Progressiva é a restrição às liberdades na Venezuela. Se programas sociais reduziram a pobreza, hoje a crise afeta também a ordem econômica
Em 23 de maio, o líder da oposição venezuelana Leopoldo López iniciou greve de fome por uma data para eleições parlamentares e pela libertação de mais de 70 presos políticos, com o fim da perseguição, da repressão e da censura no país. Em 21 de maio, presidentes do Uruguai e do Brasil exortaram a necessidade de “uma solução democrática” na Venezuela, com respeito à Constituição, à institucionalidade democrática e aos direitos humanos.
Tratar da Venezuela atualmente é sempre difícil, devido à acentuada polarização política: para alguns, a Venezuela viveria um regime ditatorial; para outros, seria o paraíso dos pobres. Crescentes são os riscos de autoritarismo e progressiva é a restrição às liberdades na Venezuela. Se, no passado, programas sociais permitiram reduzir a pobreza, hoje a crise afeta também a ordem econômica e social. Entre 1997 e 2010, a taxa de matrícula universitária no país cresceu 203%; entre 2003 e 2011, houve avanço na reforma agraria, com a distribuição de 178 mil direitos de uso da terra conferidos a famílias e a cooperativas.
Contudo, durante o governo de Chávez duplicou-se a taxa de homicídios, sendo Caracas a segunda cidade com o maior índice de homicídios no continente, de acordo com informe da ONU de 2015. Dados oficiais do Banco Central do país indicam que o nível de escassez de produtos de primeira necessidade é superior a 30%, incluindo uma grave crise no setor público de saúde, em virtude da escassez de medicamentos a caracterizar uma verdadeira crise humanitária. Durante o governo Nicolás Maduro, em 2013, a pobreza cresceu seis pontos percentuais, passando de 21,2% a 27,3%, segundo o Instituto Nacional de Estatísticas. A inflação em 2014 alcançou 68,5%, sendo uma das mais altas do mundo — diversos economistas estimam que em 2015 a inflação superará 100%, afetando sobretudo os setores mais vulneráveis.

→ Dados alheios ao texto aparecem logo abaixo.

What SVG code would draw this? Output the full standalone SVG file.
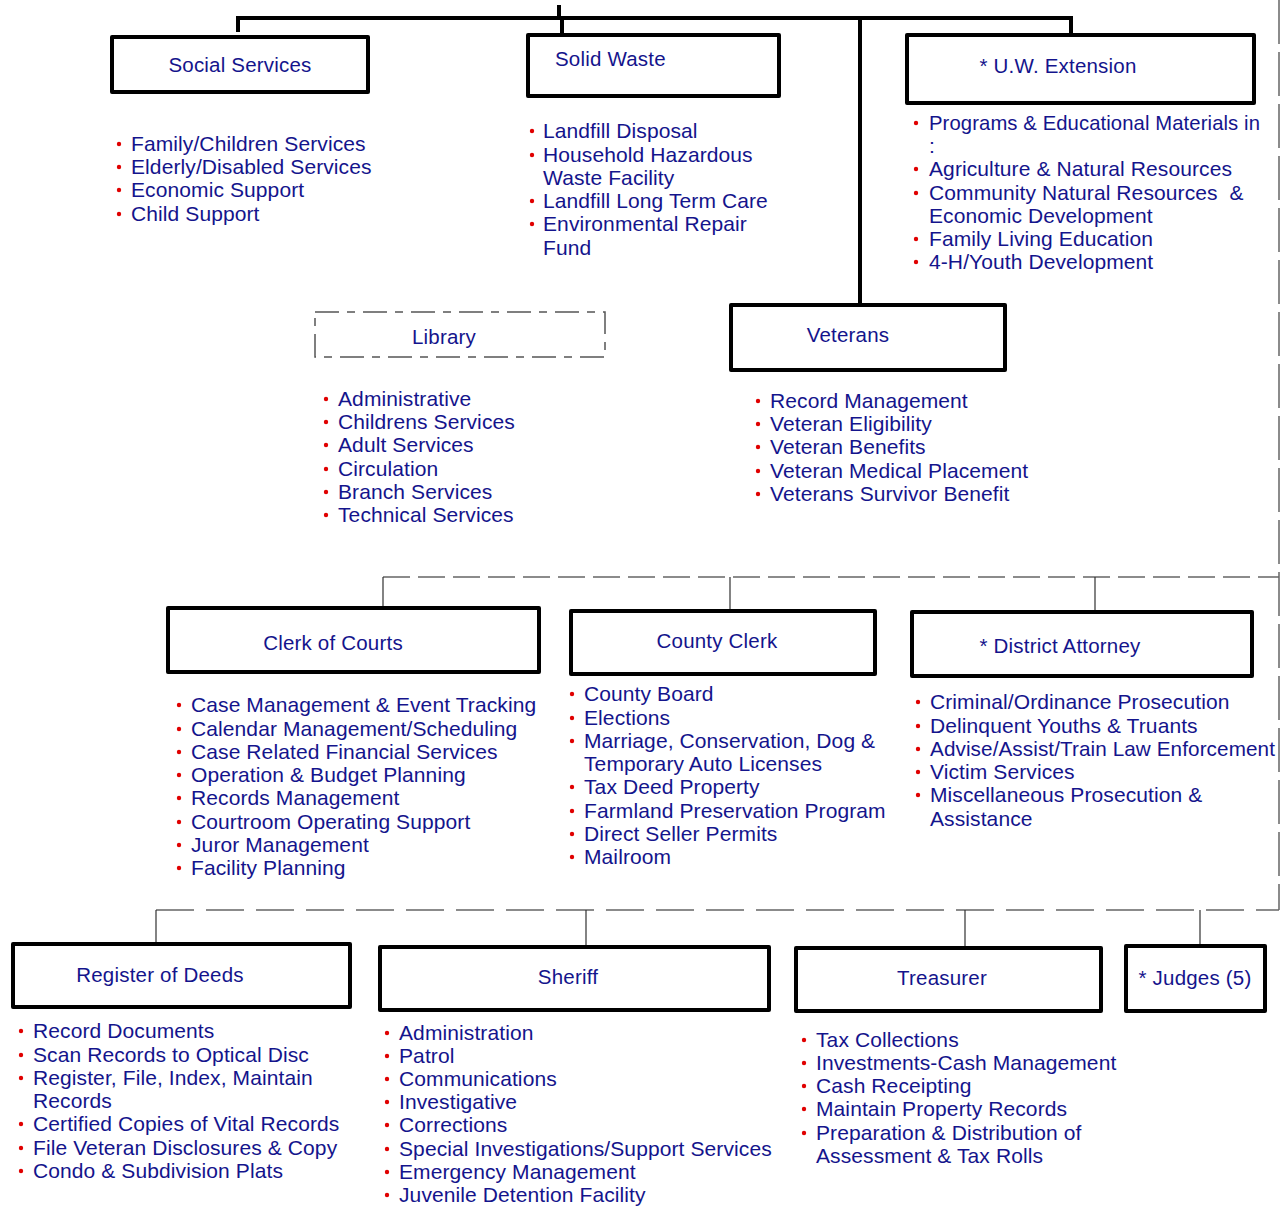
<svg xmlns="http://www.w3.org/2000/svg" width="1281" height="1207" viewBox="0 0 1281 1207">
<style>
.box{fill:#fff;stroke:#000;stroke-width:4;stroke-linejoin:round}
.lib{fill:#fff;stroke:#555;stroke-width:1.5;stroke-dasharray:24 8 8 8}
.t{font-family:"Liberation Sans",Arial,sans-serif;font-size:21px;letter-spacing:0.1px;fill:#14148c}
.h{font-family:"Liberation Sans",Arial,sans-serif;font-size:20.5px;letter-spacing:0.2px;fill:#14148c;text-anchor:middle}
.b{fill:#e00000}
.thick{stroke:#000;stroke-width:4;fill:none}
.thin{stroke:#333;stroke-width:1.2;fill:none}
.dash1{stroke:#666;stroke-width:1.5;fill:none;stroke-dasharray:27 8}
.dash2{stroke:#666;stroke-width:1.5;fill:none;stroke-dasharray:38 12}
.dash3{stroke:#666;stroke-width:1.5;fill:none;stroke-dasharray:44 8}
</style>
<rect width="1281" height="1207" fill="#fff"/>
<g id="connectors">
<path class="thick" d="M559 5V18M238 32V18H1071V34M562 18V35M860 18V304"/>
<path class="dash3" d="M1279 0V910"/>
<path class="dash1" d="M383 577H1279"/>
<path class="thin" d="M383 577V607M730 577V610M1095 577V611"/>
<path class="dash2" d="M156 910H1279"/>
<path class="thin" d="M156 910V943M586 910V946M965 910V946M1200 910V945"/>
</g>
<g id="social">
<rect class="box" x="112" y="37" width="256" height="55"/>
<text class="h" x="240" y="72">Social Services</text>
<circle class="b" cx="119" cy="144" r="2.2"/><text class="t" x="131" y="151">Family/Children Services</text>
<circle class="b" cx="119" cy="167" r="2.2"/><text class="t" x="131" y="174">Elderly/Disabled Services</text>
<circle class="b" cx="119" cy="190" r="2.2"/><text class="t" x="131" y="197">Economic Support</text>
<circle class="b" cx="119" cy="214" r="2.2"/><text class="t" x="131" y="221">Child Support</text>
</g>
<g id="solidwaste">
<rect class="box" x="528" y="35" width="251" height="61"/>
<text class="h" x="555" y="66" style="text-anchor:start">Solid Waste</text>
<circle class="b" cx="532" cy="131" r="2.2"/><text class="t" x="543" y="138">Landfill Disposal</text>
<circle class="b" cx="532" cy="155" r="2.2"/><text class="t" x="543" y="162">Household Hazardous</text>
<text class="t" x="543" y="185">Waste Facility</text>
<circle class="b" cx="532" cy="201" r="2.2"/><text class="t" x="543" y="208">Landfill Long Term Care</text>
<circle class="b" cx="532" cy="224" r="2.2"/><text class="t" x="543" y="231">Environmental Repair</text>
<text class="t" x="543" y="255">Fund</text>
</g>
<g id="uwextension">
<rect class="box" x="907" y="35" width="347" height="68"/>
<text class="h" x="1058" y="73">* U.W. Extension</text>
<circle class="b" cx="916" cy="123" r="2.2"/><text class="t" x="929" y="130" textLength="331" lengthAdjust="spacingAndGlyphs">Programs &amp; Educational Materials in</text>
<text class="t" x="929" y="153">:</text>
<circle class="b" cx="916" cy="169" r="2.2"/><text class="t" x="929" y="176">Agriculture &amp; Natural Resources</text>
<circle class="b" cx="916" cy="193" r="2.2"/><text class="t" x="929" y="200" xml:space="preserve">Community Natural Resources  &amp;</text>
<text class="t" x="929" y="223">Economic Development</text>
<circle class="b" cx="916" cy="239" r="2.2"/><text class="t" x="929" y="246">Family Living Education</text>
<circle class="b" cx="916" cy="262" r="2.2"/><text class="t" x="929" y="269">4-H/Youth Development</text>
</g>
<g id="library">
<rect class="lib" x="315" y="312" width="290" height="45"/>
<text class="h" x="444" y="344">Library</text>
<circle class="b" cx="326" cy="399" r="2.2"/><text class="t" x="338" y="406">Administrative</text>
<circle class="b" cx="326" cy="422" r="2.2"/><text class="t" x="338" y="429">Childrens Services</text>
<circle class="b" cx="326" cy="445" r="2.2"/><text class="t" x="338" y="452">Adult Services</text>
<circle class="b" cx="326" cy="469" r="2.2"/><text class="t" x="338" y="476">Circulation</text>
<circle class="b" cx="326" cy="492" r="2.2"/><text class="t" x="338" y="499">Branch Services</text>
<circle class="b" cx="326" cy="515" r="2.2"/><text class="t" x="338" y="522">Technical Services</text>
</g>
<g id="veterans">
<rect class="box" x="731" y="305" width="274" height="65"/>
<text class="h" x="848" y="342">Veterans</text>
<circle class="b" cx="758" cy="401" r="2.2"/><text class="t" x="770" y="408">Record Management</text>
<circle class="b" cx="758" cy="424" r="2.2"/><text class="t" x="770" y="431">Veteran Eligibility</text>
<circle class="b" cx="758" cy="447" r="2.2"/><text class="t" x="770" y="454">Veteran Benefits</text>
<circle class="b" cx="758" cy="471" r="2.2"/><text class="t" x="770" y="478">Veteran Medical Placement</text>
<circle class="b" cx="758" cy="494" r="2.2"/><text class="t" x="770" y="501">Veterans Survivor Benefit</text>
</g>
<g id="clerkofcourts">
<rect class="box" x="168" y="608" width="371" height="64"/>
<text class="h" x="333" y="650">Clerk of Courts</text>
<circle class="b" cx="179" cy="705" r="2.2"/><text class="t" x="191" y="712">Case Management &amp; Event Tracking</text>
<circle class="b" cx="179" cy="729" r="2.2"/><text class="t" x="191" y="736">Calendar Management/Scheduling</text>
<circle class="b" cx="179" cy="752" r="2.2"/><text class="t" x="191" y="759">Case Related Financial Services</text>
<circle class="b" cx="179" cy="775" r="2.2"/><text class="t" x="191" y="782">Operation &amp; Budget Planning</text>
<circle class="b" cx="179" cy="798" r="2.2"/><text class="t" x="191" y="805">Records Management</text>
<circle class="b" cx="179" cy="822" r="2.2"/><text class="t" x="191" y="829">Courtroom Operating Support</text>
<circle class="b" cx="179" cy="845" r="2.2"/><text class="t" x="191" y="852">Juror Management</text>
<circle class="b" cx="179" cy="868" r="2.2"/><text class="t" x="191" y="875">Facility Planning</text>
</g>
<g id="countyclerk">
<rect class="box" x="571" y="611" width="304" height="63"/>
<text class="h" x="717" y="648">County Clerk</text>
<circle class="b" cx="572" cy="694" r="2.2"/><text class="t" x="584" y="701">County Board</text>
<circle class="b" cx="572" cy="718" r="2.2"/><text class="t" x="584" y="725">Elections</text>
<circle class="b" cx="572" cy="741" r="2.2"/><text class="t" x="584" y="748">Marriage, Conservation, Dog &amp;</text>
<text class="t" x="584" y="771">Temporary Auto Licenses</text>
<circle class="b" cx="572" cy="787" r="2.2"/><text class="t" x="584" y="794">Tax Deed Property</text>
<circle class="b" cx="572" cy="811" r="2.2"/><text class="t" x="584" y="818">Farmland Preservation Program</text>
<circle class="b" cx="572" cy="834" r="2.2"/><text class="t" x="584" y="841">Direct Seller Permits</text>
<circle class="b" cx="572" cy="857" r="2.2"/><text class="t" x="584" y="864">Mailroom</text>
</g>
<g id="districtattorney">
<rect class="box" x="912" y="612" width="340" height="64"/>
<text class="h" x="1060" y="653">* District Attorney</text>
<circle class="b" cx="918" cy="702" r="2.2"/><text class="t" x="930" y="709">Criminal/Ordinance Prosecution</text>
<circle class="b" cx="918" cy="726" r="2.2"/><text class="t" x="930" y="733">Delinquent Youths &amp; Truants</text>
<circle class="b" cx="918" cy="749" r="2.2"/><text class="t" x="930" y="756" textLength="345" lengthAdjust="spacingAndGlyphs">Advise/Assist/Train Law Enforcement</text>
<circle class="b" cx="918" cy="772" r="2.2"/><text class="t" x="930" y="779">Victim Services</text>
<circle class="b" cx="918" cy="795" r="2.2"/><text class="t" x="930" y="802">Miscellaneous Prosecution &amp;</text>
<text class="t" x="930" y="826">Assistance</text>
</g>
<g id="registerofdeeds">
<rect class="box" x="13" y="944" width="337" height="63"/>
<text class="h" x="160" y="982">Register of Deeds</text>
<circle class="b" cx="21" cy="1031" r="2.2"/><text class="t" x="33" y="1038">Record Documents</text>
<circle class="b" cx="21" cy="1055" r="2.2"/><text class="t" x="33" y="1062">Scan Records to Optical Disc</text>
<circle class="b" cx="21" cy="1078" r="2.2"/><text class="t" x="33" y="1085">Register, File, Index, Maintain</text>
<text class="t" x="33" y="1108">Records</text>
<circle class="b" cx="21" cy="1124" r="2.2"/><text class="t" x="33" y="1131">Certified Copies of Vital Records</text>
<circle class="b" cx="21" cy="1148" r="2.2"/><text class="t" x="33" y="1155">File Veteran Disclosures &amp; Copy</text>
<circle class="b" cx="21" cy="1171" r="2.2"/><text class="t" x="33" y="1178">Condo &amp; Subdivision Plats</text>
</g>
<g id="sheriff">
<rect class="box" x="380" y="947" width="389" height="63"/>
<text class="h" x="568" y="984">Sheriff</text>
<circle class="b" cx="387" cy="1033" r="2.2"/><text class="t" x="399" y="1040">Administration</text>
<circle class="b" cx="387" cy="1056" r="2.2"/><text class="t" x="399" y="1063">Patrol</text>
<circle class="b" cx="387" cy="1079" r="2.2"/><text class="t" x="399" y="1086">Communications</text>
<circle class="b" cx="387" cy="1102" r="2.2"/><text class="t" x="399" y="1109">Investigative</text>
<circle class="b" cx="387" cy="1125" r="2.2"/><text class="t" x="399" y="1132">Corrections</text>
<circle class="b" cx="387" cy="1149" r="2.2"/><text class="t" x="399" y="1156">Special Investigations/Support Services</text>
<circle class="b" cx="387" cy="1172" r="2.2"/><text class="t" x="399" y="1179">Emergency Management</text>
<circle class="b" cx="387" cy="1195" r="2.2"/><text class="t" x="399" y="1202">Juvenile Detention Facility</text>
</g>
<g id="treasurer">
<rect class="box" x="796" y="948" width="305" height="63"/>
<text class="h" x="942" y="985">Treasurer</text>
<circle class="b" cx="804" cy="1040" r="2.2"/><text class="t" x="816" y="1047">Tax Collections</text>
<circle class="b" cx="804" cy="1063" r="2.2"/><text class="t" x="816" y="1070">Investments-Cash Management</text>
<circle class="b" cx="804" cy="1086" r="2.2"/><text class="t" x="816" y="1093">Cash Receipting</text>
<circle class="b" cx="804" cy="1109" r="2.2"/><text class="t" x="816" y="1116">Maintain Property Records</text>
<circle class="b" cx="804" cy="1133" r="2.2"/><text class="t" x="816" y="1140">Preparation &amp; Distribution of</text>
<text class="t" x="816" y="1163">Assessment &amp; Tax Rolls</text>
</g>
<g id="judges">
<rect class="box" x="1126" y="946" width="139" height="65"/>
<text class="h" x="1195" y="985">* Judges (5)</text>
</g>
</svg>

No campo dos direitos civis e políticos — ainda que positiva seja a maior participação de mulheres em destacados cargos da estrutura do Estado — constata-se uma progressiva restrição à liberdade de expressão, com destaque à criminalização dos protestos sociais.

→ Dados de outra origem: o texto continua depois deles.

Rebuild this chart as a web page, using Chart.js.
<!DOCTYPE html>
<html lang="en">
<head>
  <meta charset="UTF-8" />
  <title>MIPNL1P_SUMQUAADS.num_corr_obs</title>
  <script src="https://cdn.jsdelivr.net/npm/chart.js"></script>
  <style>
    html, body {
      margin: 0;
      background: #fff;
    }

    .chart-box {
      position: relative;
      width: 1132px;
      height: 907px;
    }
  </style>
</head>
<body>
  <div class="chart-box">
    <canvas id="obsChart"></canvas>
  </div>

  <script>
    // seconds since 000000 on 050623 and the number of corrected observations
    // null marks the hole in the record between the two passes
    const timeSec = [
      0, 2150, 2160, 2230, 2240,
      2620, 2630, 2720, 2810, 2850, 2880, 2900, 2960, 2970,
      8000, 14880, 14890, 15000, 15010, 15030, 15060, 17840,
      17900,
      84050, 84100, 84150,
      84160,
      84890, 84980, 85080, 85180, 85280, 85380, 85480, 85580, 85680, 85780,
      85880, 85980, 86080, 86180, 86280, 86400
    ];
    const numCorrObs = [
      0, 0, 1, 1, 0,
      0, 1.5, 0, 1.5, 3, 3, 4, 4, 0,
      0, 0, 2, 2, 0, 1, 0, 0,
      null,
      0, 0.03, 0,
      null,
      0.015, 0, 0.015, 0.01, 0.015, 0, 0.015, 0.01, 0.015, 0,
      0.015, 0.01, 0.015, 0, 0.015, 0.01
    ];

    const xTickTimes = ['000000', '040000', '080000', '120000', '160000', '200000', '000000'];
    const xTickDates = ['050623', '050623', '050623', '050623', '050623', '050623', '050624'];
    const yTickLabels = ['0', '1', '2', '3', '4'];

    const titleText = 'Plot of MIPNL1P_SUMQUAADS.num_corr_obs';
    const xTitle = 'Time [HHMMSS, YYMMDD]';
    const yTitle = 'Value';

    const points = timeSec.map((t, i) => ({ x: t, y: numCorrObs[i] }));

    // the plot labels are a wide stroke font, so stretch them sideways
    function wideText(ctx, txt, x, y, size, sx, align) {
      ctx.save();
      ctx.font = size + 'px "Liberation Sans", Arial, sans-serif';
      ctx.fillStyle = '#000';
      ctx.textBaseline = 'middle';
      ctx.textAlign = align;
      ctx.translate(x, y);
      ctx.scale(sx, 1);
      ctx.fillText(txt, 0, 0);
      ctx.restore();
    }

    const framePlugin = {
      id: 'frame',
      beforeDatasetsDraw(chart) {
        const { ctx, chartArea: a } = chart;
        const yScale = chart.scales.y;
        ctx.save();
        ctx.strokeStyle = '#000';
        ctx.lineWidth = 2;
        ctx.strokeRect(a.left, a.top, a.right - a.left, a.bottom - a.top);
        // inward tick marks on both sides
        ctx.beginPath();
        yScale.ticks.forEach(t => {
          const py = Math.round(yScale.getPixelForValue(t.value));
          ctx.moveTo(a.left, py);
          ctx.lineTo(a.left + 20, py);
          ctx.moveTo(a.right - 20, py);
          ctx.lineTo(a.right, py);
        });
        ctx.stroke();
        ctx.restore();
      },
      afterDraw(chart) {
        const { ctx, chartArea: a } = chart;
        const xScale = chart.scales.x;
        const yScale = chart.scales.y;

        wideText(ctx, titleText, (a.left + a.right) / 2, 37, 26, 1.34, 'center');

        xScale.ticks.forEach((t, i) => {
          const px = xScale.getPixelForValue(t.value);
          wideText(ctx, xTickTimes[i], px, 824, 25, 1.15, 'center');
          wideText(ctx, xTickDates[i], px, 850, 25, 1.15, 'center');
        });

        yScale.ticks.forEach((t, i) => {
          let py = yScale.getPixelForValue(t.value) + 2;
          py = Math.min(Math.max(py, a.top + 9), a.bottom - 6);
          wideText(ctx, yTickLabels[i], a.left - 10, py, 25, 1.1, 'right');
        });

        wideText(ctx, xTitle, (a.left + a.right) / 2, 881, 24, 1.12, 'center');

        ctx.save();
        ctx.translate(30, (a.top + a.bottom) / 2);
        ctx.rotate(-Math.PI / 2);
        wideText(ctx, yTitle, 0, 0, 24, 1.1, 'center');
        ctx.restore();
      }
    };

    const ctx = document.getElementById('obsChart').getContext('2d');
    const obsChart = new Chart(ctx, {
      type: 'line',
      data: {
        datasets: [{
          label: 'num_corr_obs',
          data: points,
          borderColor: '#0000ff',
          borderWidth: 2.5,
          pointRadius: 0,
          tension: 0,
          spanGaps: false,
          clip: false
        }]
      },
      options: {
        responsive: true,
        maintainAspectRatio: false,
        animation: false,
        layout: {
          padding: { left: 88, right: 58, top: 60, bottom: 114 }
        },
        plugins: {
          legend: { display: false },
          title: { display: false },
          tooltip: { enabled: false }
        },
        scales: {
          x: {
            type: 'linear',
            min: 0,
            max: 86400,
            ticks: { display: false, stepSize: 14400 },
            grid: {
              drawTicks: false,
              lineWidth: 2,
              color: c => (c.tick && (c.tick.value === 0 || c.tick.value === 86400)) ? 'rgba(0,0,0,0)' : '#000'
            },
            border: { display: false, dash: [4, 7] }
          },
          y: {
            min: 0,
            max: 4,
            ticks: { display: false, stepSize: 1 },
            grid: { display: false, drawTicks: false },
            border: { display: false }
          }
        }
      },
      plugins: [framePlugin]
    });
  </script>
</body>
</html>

Desde 2005, mais de três mil pessoas foram submetidas a processo criminal por participarem de mobilizações sociais ou greves. Adicione-se, ainda, a militarização da segurança e das estruturas do Estado. Militares comandam quase todas as grandes empresas do Estado, na qualidade de ministros ou vice-Ministros. Implantou-se uma política de Estado radicada na discriminação por razões políticas, com a intolerância a qualquer forma de dissidência e com a qualificação de subversiva às críticas à gestão de governo. A este quadro soma-se a falta de diálogo dos setores políticos do país, incapaz de gerar consensos mínimos para enfrentar os crônicos problemas.

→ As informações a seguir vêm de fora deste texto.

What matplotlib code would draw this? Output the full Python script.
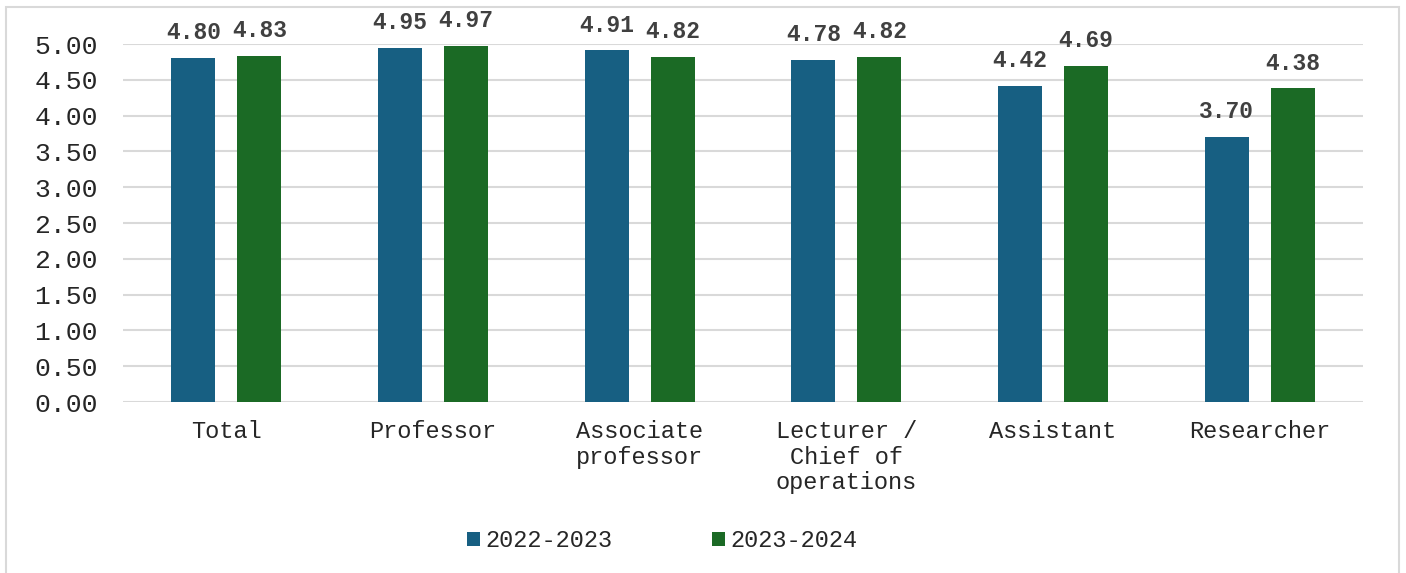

Os Estados sul-americanos compartilham de parâmetros protetivos internacionais acerca da promoção e consolidação da democracia. Respeito aos direitos humanos, acesso ao poder e seu exercício submetidos ao Estado de Direito, garantia de eleições livres, pluralismo político e independência dos poderes surgem como elementos centrais. O regime democrático requer, ainda, transparência, probidade, responsabilidade, liberdade de expressão, liberdade de associação e liberdade de imprensa. A crise venezuelana desafia o papel dos organismos regionais e internacionais como atores democratizantes a salvaguardar conquistas democráticas e avanços em direitos humanos. Neste contexto, aguarda-se do Estado Brasileiro uma posição mais firme, ativa e audaz visando à superação da crise política na Venezuela. Facilitar o diálogo, como mediador, invocando o urgente respeito às cláusulas democráticas e de direitos humanos do Mercosul surge como importante alternativa. Faz-se fundamental que o Brasil, no âmbito do Mercosul, da Unasul e do sistema internacional de proteção dos direitos humanos, possa contribuir com maior protagonismo para o fortalecimento da paz, da democracia e dos direitos humanos na Venezuela.
Flavia Piovesan é professora de Direito da PUC/SP e procuradora do Estado de São Paulo, Marino Alvarado Betancourt, advogado venezuelano, é membro da Provea, ONG de defesa dos direitos humanos.